[Requirements]: Print every line of the listing exactly, please.

[Provided material]:
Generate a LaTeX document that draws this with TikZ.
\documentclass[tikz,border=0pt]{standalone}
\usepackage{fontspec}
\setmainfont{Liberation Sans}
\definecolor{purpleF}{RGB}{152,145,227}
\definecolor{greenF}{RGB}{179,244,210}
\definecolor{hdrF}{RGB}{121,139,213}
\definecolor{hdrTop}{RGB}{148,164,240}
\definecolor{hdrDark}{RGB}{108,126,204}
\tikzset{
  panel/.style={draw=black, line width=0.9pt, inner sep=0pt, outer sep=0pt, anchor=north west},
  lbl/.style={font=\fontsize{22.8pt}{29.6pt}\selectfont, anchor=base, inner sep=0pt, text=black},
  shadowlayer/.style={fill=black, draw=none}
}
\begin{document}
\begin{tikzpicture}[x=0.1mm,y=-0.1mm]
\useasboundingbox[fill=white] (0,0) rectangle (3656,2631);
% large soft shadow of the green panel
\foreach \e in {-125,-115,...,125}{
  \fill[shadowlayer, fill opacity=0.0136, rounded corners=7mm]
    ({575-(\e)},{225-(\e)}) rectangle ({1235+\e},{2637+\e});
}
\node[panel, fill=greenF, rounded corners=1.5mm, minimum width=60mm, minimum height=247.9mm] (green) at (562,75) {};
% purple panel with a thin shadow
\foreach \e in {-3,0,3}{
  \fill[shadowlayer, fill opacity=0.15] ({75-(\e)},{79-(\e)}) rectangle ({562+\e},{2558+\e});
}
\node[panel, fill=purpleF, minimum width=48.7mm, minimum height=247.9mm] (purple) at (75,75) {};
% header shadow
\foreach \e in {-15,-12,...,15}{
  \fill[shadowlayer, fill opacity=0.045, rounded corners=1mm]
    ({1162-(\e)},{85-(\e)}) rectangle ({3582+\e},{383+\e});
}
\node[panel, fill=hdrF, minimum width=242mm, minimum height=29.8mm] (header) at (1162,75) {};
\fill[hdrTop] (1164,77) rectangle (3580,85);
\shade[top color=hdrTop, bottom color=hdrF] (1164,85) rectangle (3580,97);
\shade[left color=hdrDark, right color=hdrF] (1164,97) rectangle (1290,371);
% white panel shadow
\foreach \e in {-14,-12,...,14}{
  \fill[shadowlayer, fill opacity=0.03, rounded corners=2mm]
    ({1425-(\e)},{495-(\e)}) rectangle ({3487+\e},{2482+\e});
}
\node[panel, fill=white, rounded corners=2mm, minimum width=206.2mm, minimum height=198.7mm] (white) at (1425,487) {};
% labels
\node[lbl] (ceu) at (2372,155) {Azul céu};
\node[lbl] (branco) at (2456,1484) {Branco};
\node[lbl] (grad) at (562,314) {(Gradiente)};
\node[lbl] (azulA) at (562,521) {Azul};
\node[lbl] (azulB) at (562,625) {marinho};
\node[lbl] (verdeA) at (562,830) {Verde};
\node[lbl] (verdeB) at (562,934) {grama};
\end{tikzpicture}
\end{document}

[The output]:
Generate a LaTeX document that draws this with TikZ.
\documentclass[tikz,border=0pt]{standalone}
\usepackage{fontspec}
\setmainfont{Liberation Sans}
\definecolor{purpleF}{RGB}{152,145,227}
\definecolor{greenF}{RGB}{179,244,210}
\definecolor{hdrF}{RGB}{121,139,213}
\definecolor{hdrTop}{RGB}{148,164,240}
\definecolor{hdrDark}{RGB}{108,126,204}
\tikzset{
  panel/.style={draw=black, line width=0.9pt, inner sep=0pt, outer sep=0pt, anchor=north west},
  lbl/.style={font=\fontsize{22.8pt}{29.6pt}\selectfont, anchor=base, inner sep=0pt, text=black},
  shadowlayer/.style={fill=black, draw=none}
}
\begin{document}
\begin{tikzpicture}[x=0.1mm,y=-0.1mm]
\useasboundingbox[fill=white] (0,0) rectangle (3656,2631);
% large soft shadow of the green panel
\foreach \e in {-125,-115,...,125}{
  \fill[shadowlayer, fill opacity=0.0136, rounded corners=7mm]
    ({575-(\e)},{225-(\e)}) rectangle ({1235+\e},{2637+\e});
}
\node[panel, fill=greenF, rounded corners=1.5mm, minimum width=60mm, minimum height=247.9mm] (green) at (562,75) {};
% purple panel with a thin shadow
\foreach \e in {-3,0,3}{
  \fill[shadowlayer, fill opacity=0.15] ({75-(\e)},{79-(\e)}) rectangle ({562+\e},{2558+\e});
}
\node[panel, fill=purpleF, minimum width=48.7mm, minimum height=247.9mm] (purple) at (75,75) {};
% header shadow
\foreach \e in {-15,-12,...,15}{
  \fill[shadowlayer, fill opacity=0.045, rounded corners=1mm]
    ({1162-(\e)},{85-(\e)}) rectangle ({3582+\e},{383+\e});
}
\node[panel, fill=hdrF, minimum width=242mm, minimum height=29.8mm] (header) at (1162,75) {};
\fill[hdrTop] (1164,77) rectangle (3580,85);
\shade[top color=hdrTop, bottom color=hdrF] (1164,85) rectangle (3580,97);
\shade[left color=hdrDark, right color=hdrF] (1164,97) rectangle (1290,371);
% white panel shadow
\foreach \e in {-14,-12,...,14}{
  \fill[shadowlayer, fill opacity=0.03, rounded corners=2mm]
    ({1425-(\e)},{495-(\e)}) rectangle ({3487+\e},{2482+\e});
}
\node[panel, fill=white, rounded corners=2mm, minimum width=206.2mm, minimum height=198.7mm] (white) at (1425,487) {};
% labels
\node[lbl] (ceu) at (2372,155) {Azul céu};
\node[lbl] (branco) at (2456,1484) {Branco};
\node[lbl] (grad) at (562,314) {(Gradiente)};
\node[lbl] (azulA) at (562,521) {Azul};
\node[lbl] (azulB) at (562,625) {marinho};
\node[lbl] (verdeA) at (562,830) {Verde};
\node[lbl] (verdeB) at (562,934) {grama};
\end{tikzpicture}
\end{document}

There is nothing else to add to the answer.